Historical theologian and national spokesman for the Cornwall Alliance for Environmental Stewardship E. Calvin Beisner observes:
What we ought to expect, if we believe in the transforming power of Christ in the lives of the redeemed and, through them, on the cultures in which they live, is an increasing reversal of the effects of the Curse, a progressive transformation that parallels the growth—both intensive and extensive—of Christianity through the centuries. While Biblically sound social analysis repudiates the secularist ideology of inevitable Progress, nonetheless the Christian doctrines of creation, fall, curse, redemption, and consummation equip us with a linear concept of time and a Biblically grounded faith that God is indeed working in time and space to restore this fallen and cursed world to glory (Mt 13:24–43), and we ought to see—and can see if we are looking—evidences of this in history.
Job’s imagery of a tree “dying” and rising again at the scent of water is striking in light of Beisner’s reflections (though the analogy was certainly not intended by either Job or by this modern author) (see Job 14:8–9).
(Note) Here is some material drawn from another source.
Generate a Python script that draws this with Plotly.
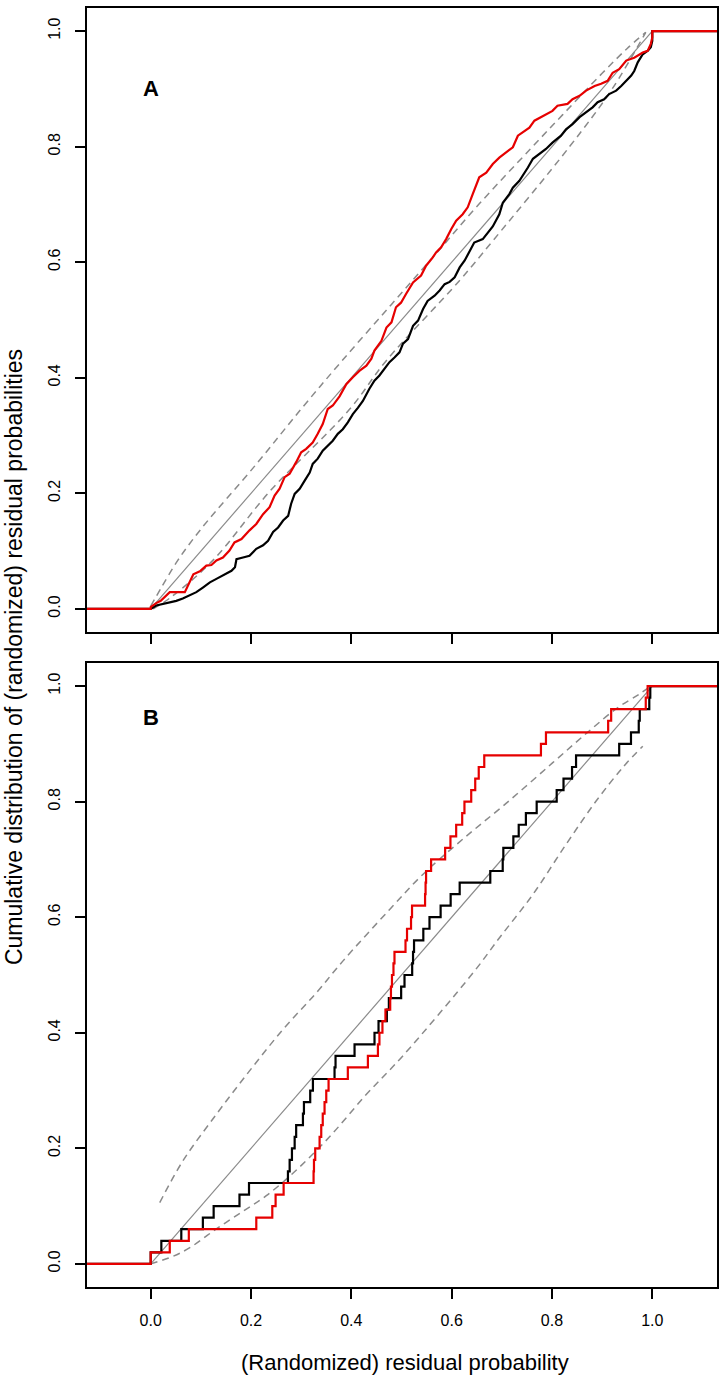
import plotly.graph_objects as go

# ---------------- data ----------------
ticks = [0.0, 0.2, 0.4, 0.6, 0.8, 1.0]
tick_text = ["0.0", "0.2", "0.4", "0.6", "0.8", "1.0"]
x_range = [-0.127, 1.129]
y_range = [-0.04, 1.04]
edge_left = -0.2
edge_right = 1.2

diag_x = [0.0, 1.0]
diag_y = [0.0, 1.0]

blackA_x = [edge_left, 0.0, 0.011, 0.031, 0.051, 0.064, 0.078, 0.091, 0.104, 0.118, 0.131, 0.147,
            0.161, 0.168, 0.171, 0.184, 0.197, 0.2105, 0.224, 0.234, 0.244, 0.254, 0.264,
            0.274, 0.280, 0.287, 0.297, 0.307, 0.317, 0.323, 0.333, 0.343, 0.353, 0.363,
            0.373, 0.383, 0.393, 0.403, 0.413, 0.423, 0.436, 0.446, 0.456, 0.466, 0.476,
            0.486, 0.496, 0.503, 0.513, 0.523, 0.533, 0.543, 0.552, 0.566, 0.576, 0.586,
            0.596, 0.606, 0.616, 0.626, 0.636, 0.645, 0.662, 0.672, 0.682, 0.695, 0.702,
            0.715, 0.722, 0.735, 0.742, 0.752, 0.762, 0.775, 0.788, 0.801, 0.818, 0.828,
            0.841, 0.855, 0.868, 0.881, 0.891, 0.904, 0.914, 0.928, 0.938, 0.948, 0.958,
            0.964, 0.971, 0.981, 0.991, 0.997, 1.0, 1.0, edge_right]
blackA_y = [0.0, 0.0, 0.006, 0.010, 0.014, 0.018, 0.023, 0.029, 0.037, 0.046, 0.052, 0.059,
            0.066, 0.072, 0.086, 0.089, 0.092, 0.104, 0.110, 0.118, 0.133, 0.141, 0.153,
            0.161, 0.182, 0.199, 0.208, 0.222, 0.236, 0.251, 0.260, 0.274, 0.283, 0.291,
            0.303, 0.311, 0.323, 0.337, 0.348, 0.360, 0.381, 0.395, 0.404, 0.415, 0.427,
            0.435, 0.444, 0.459, 0.467, 0.490, 0.499, 0.519, 0.533, 0.542, 0.551, 0.562,
            0.566, 0.574, 0.591, 0.603, 0.620, 0.634, 0.640, 0.652, 0.662, 0.683, 0.703,
            0.718, 0.729, 0.741, 0.750, 0.764, 0.779, 0.787, 0.796, 0.807, 0.819, 0.830,
            0.839, 0.851, 0.859, 0.868, 0.877, 0.882, 0.891, 0.897, 0.905, 0.914, 0.923,
            0.931, 0.946, 0.960, 0.966, 0.972, 0.983, 1.0, 1.0]

redA_x = [edge_left, 0.0, 0.0, 0.011, 0.020, 0.038, 0.068, 0.078, 0.085, 0.098, 0.111, 0.121,
          0.131, 0.144, 0.157, 0.167, 0.181, 0.197, 0.2105, 0.224, 0.237, 0.247, 0.257,
          0.267, 0.277, 0.290, 0.300, 0.310, 0.323, 0.333, 0.343, 0.353, 0.363, 0.3765,
          0.390, 0.403, 0.416, 0.430, 0.440, 0.446, 0.460, 0.470, 0.480, 0.489, 0.499,
          0.509, 0.523, 0.539, 0.549, 0.562, 0.569, 0.579, 0.589, 0.599, 0.609, 0.622,
          0.632, 0.642, 0.655, 0.669, 0.682, 0.695, 0.709, 0.722, 0.732, 0.742, 0.755,
          0.765, 0.778, 0.788, 0.801, 0.811, 0.831, 0.841, 0.855, 0.868, 0.885, 0.898,
          0.911, 0.921, 0.934, 0.948, 0.964, 0.981, 0.991, 0.997, 1.0, 1.0, edge_right]
redA_y = [0.0, 0.0, 0.003, 0.010, 0.014, 0.029, 0.029, 0.049, 0.060, 0.065, 0.075, 0.076,
          0.084, 0.089, 0.101, 0.115, 0.121, 0.136, 0.147, 0.164, 0.176, 0.196, 0.208,
          0.228, 0.234, 0.254, 0.271, 0.277, 0.288, 0.303, 0.320, 0.346, 0.352, 0.368,
          0.389, 0.401, 0.412, 0.421, 0.433, 0.447, 0.464, 0.487, 0.496, 0.522, 0.530,
          0.545, 0.565, 0.577, 0.594, 0.608, 0.617, 0.626, 0.640, 0.657, 0.672, 0.683,
          0.695, 0.718, 0.747, 0.755, 0.770, 0.781, 0.790, 0.799, 0.819, 0.825, 0.833,
          0.845, 0.851, 0.856, 0.862, 0.871, 0.874, 0.882, 0.888, 0.897, 0.905, 0.909,
          0.914, 0.928, 0.934, 0.949, 0.954, 0.963, 0.966, 0.978, 0.989, 1.0, 1.0]

# Panel A: dashed bands
upperA_x = [0.0, 0.02, 0.054, 0.10, 0.21, 0.30, 0.38, 0.48, 0.569, 0.655, 0.758, 0.821, 0.90, 0.95, 0.987]
upperA_y = [0.005, 0.035, 0.084, 0.138, 0.250, 0.346, 0.428, 0.527, 0.615, 0.701, 0.797, 0.855, 0.927, 0.970, 0.998]
lowerA_x = [0.005, 0.04, 0.124, 0.237, 0.396, 0.47, 0.6155, 0.682, 0.835, 0.92, 0.987]
lowerA_y = [0.0, 0.020, 0.084, 0.203, 0.345, 0.430, 0.568, 0.637, 0.800, 0.900, 0.998]

# Panel B: empirical CDF step curves (jump locations and levels)
blackB_x = [edge_left, 0.0, 0.0212, 0.061, 0.104, 0.1255, 0.177, 0.196, 0.2736, 0.277, 0.2816,
            0.287, 0.290, 0.3035, 0.3055, 0.318, 0.3234, 0.3665, 0.3685, 0.4064, 0.4462,
            0.4542, 0.4708, 0.4748, 0.4993, 0.506, 0.5213, 0.523, 0.525, 0.5435, 0.5558,
            0.578, 0.598, 0.616, 0.677, 0.7018, 0.703, 0.723, 0.7337, 0.748, 0.7695,
            0.8094, 0.823, 0.840, 0.848, 0.934, 0.9575, 0.973, 0.975, 0.994, 0.996, edge_right]
blackB_y = [0.0, 0.02, 0.04, 0.06, 0.08, 0.10, 0.12, 0.14, 0.16, 0.18, 0.20,
            0.22, 0.24, 0.26, 0.28, 0.30, 0.32, 0.34, 0.36, 0.38, 0.40,
            0.42, 0.44, 0.46, 0.48, 0.50, 0.52, 0.54, 0.56, 0.58, 0.60,
            0.62, 0.64, 0.66, 0.68, 0.70, 0.72, 0.74, 0.76, 0.78, 0.80,
            0.82, 0.84, 0.86, 0.88, 0.90, 0.92, 0.94, 0.96, 0.98, 1.00, 1.00]

redB_x = [edge_left, 0.0, 0.038, 0.076, 0.2105, 0.2424, 0.249, 0.265, 0.3247, 0.3255, 0.328,
          0.3367, 0.340, 0.343, 0.3466, 0.350, 0.3546, 0.393, 0.433, 0.453, 0.456,
          0.462, 0.468, 0.4775, 0.479, 0.481, 0.484, 0.486, 0.508, 0.511, 0.519,
          0.521, 0.547, 0.548, 0.549, 0.559, 0.587, 0.5976, 0.609, 0.621, 0.6255,
          0.639, 0.647, 0.654, 0.665, 0.778, 0.788, 0.912, 0.918, 0.987, 0.9907, edge_right]
redB_y = blackB_y[:]

# Panel B: dashed bands
upperB_x = [0.018, 0.064, 0.131, 0.197, 0.264, 0.330, 0.383, 0.476, 0.5425, 0.622, 0.7085, 0.801, 0.871, 0.930, 0.974, 0.997]
upperB_y = [0.106, 0.178, 0.259, 0.334, 0.406, 0.469, 0.524, 0.613, 0.674, 0.735, 0.797, 0.867, 0.920, 0.962, 0.986, 1.0]
lowerB_x = [0.0, 0.044, 0.078, 0.130, 0.184, 0.2305, 0.290, 0.3566, 0.4296, 0.5026, 0.6454, 0.695, 0.7616, 0.828, 0.888, 0.941, 0.981]
lowerB_y = [0.0, 0.013, 0.028, 0.060, 0.091, 0.118, 0.162, 0.220, 0.293, 0.360, 0.5067, 0.564, 0.639, 0.726, 0.801, 0.859, 0.896]

# ---------------- figure ----------------
FONT = "Liberation Sans, Arial, sans-serif"
RED = "#e60000"
GREY = "#8a8a8a"

fig = go.Figure()


def add_panel(row_x, row_y, ux, uy, lx, ly, bx, by, rx, ry, step_shape):
    fig.add_trace(go.Scatter(x=diag_x, y=diag_y, mode="lines", xaxis=row_x, yaxis=row_y,
                             line=dict(color=GREY, width=1.2), showlegend=False, hoverinfo="skip"))
    fig.add_trace(go.Scatter(x=ux, y=uy, mode="lines", xaxis=row_x, yaxis=row_y,
                             line=dict(color=GREY, width=1.5, dash="7px,5px", shape="spline"),
                             showlegend=False, hoverinfo="skip"))
    fig.add_trace(go.Scatter(x=lx, y=ly, mode="lines", xaxis=row_x, yaxis=row_y,
                             line=dict(color=GREY, width=1.5, dash="7px,5px", shape="spline"),
                             showlegend=False, hoverinfo="skip"))
    fig.add_trace(go.Scatter(x=bx, y=by, mode="lines", xaxis=row_x, yaxis=row_y,
                             line=dict(color="black", width=2.2, shape=step_shape),
                             showlegend=False))
    fig.add_trace(go.Scatter(x=rx, y=ry, mode="lines", xaxis=row_x, yaxis=row_y,
                             line=dict(color=RED, width=2.2, shape=step_shape),
                             showlegend=False))


add_panel("x", "y", upperA_x, upperA_y, lowerA_x, lowerA_y, blackA_x, blackA_y, redA_x, redA_y, "linear")
add_panel("x2", "y2", upperB_x, upperB_y, lowerB_x, lowerB_y, blackB_x, blackB_y, redB_x, redB_y, "hv")

W, H = 725, 1381
ML, MR, MT, MB = 87, 7, 6, 94
plot_h = H - MT - MB
domA = [(1287 - 631) / plot_h, 1.0]
domB = [0.0, (1287 - 662) / plot_h]

axis_common = dict(range=x_range, showline=True, mirror=True, linecolor="black", linewidth=1.5,
                   ticks="outside", ticklen=10, tickwidth=1.5, tickcolor="black",
                   tickvals=ticks, ticktext=tick_text, showgrid=False, zeroline=False,
                   tickfont=dict(family=FONT, size=16, color="black"))
yaxis_common = dict(range=y_range, showline=True, mirror=True, linecolor="black", linewidth=1.5,
                    ticks="outside", ticklen=10, tickwidth=1.5, tickcolor="black",
                    tickvals=ticks, ticktext=tick_text, showgrid=False, zeroline=False,
                    tickangle=-90, ticklabelstandoff=9,
                    tickfont=dict(family=FONT, size=16, color="black"))

fig.update_layout(
    width=W, height=H,
    margin=dict(l=ML, r=MR, t=MT, b=MB),
    paper_bgcolor="white", plot_bgcolor="white",
    xaxis=dict(axis_common, anchor="y", domain=[0, 1], showticklabels=False),
    yaxis=dict(yaxis_common, anchor="x", domain=domA),
    xaxis2=dict(axis_common, anchor="y2", domain=[0, 1], showticklabels=True, ticklabelstandoff=8),
    yaxis2=dict(yaxis_common, anchor="x2", domain=domB),
    font=dict(family=FONT, color="black"),
)

fig.add_annotation(x=0.0, y=0.9, xref="x", yref="y", text="<b>A</b>", showarrow=False,
                   font=dict(family=FONT, size=22, color="black"))
fig.add_annotation(x=0.0, y=0.945, xref="x2", yref="y2", text="<b>B</b>", showarrow=False,
                   font=dict(family=FONT, size=22, color="black"))

fig.add_annotation(x=(406 - ML) / (W - ML - MR), y=(1287 - 1363) / plot_h, xref="paper", yref="paper",
                   text="(Randomized) residual probability", showarrow=False,
                   xanchor="center", yanchor="middle",
                   font=dict(family=FONT, size=22, color="black"))
fig.add_annotation(x=(14 - ML) / (W - ML - MR), y=(1287 - 656) / plot_h, xref="paper", yref="paper",
                   text="Cumulative distribution of (randomized) residual probabilities",
                   showarrow=False, textangle=-90, xanchor="center", yanchor="middle",
                   font=dict(family=FONT, size=23, color="black"))

fig.write_html(
    "out.html",
    config={"displayModeBar": False},
    post_script="document.body.style.margin='0';document.body.style.padding='0';"
                "document.documentElement.style.overflow='hidden';document.body.style.overflow='hidden';",
)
In terms of historical progression, Job lived under the curse (temporally speaking, the cross was yet far off, though God in his grace would offer to his Old Testament saints glimpses of salvation; see Jn 8:56; Gal 3:8; Heb 4:2). We, on the other hand, find ourselves blessed to be living on the stepping-stone of redemption. Our sights are set on the rock-solid certainty of a glorious future with Christ. God’s Old Testament people knew little of curse reversal (and God will deal with them on the basis of what he did choose to reveal in the days before Christ). Indeed, our stewardship of the planet covers a dimension they could not fully have foreseen. Having moved from curse to redemption, we are invited to travel confidently and diligently, in faith and at work, toward consummation, that glorious completion of all God’s work.
Lord, I praise your work in the past, present and future for the redemption and restoration of all things.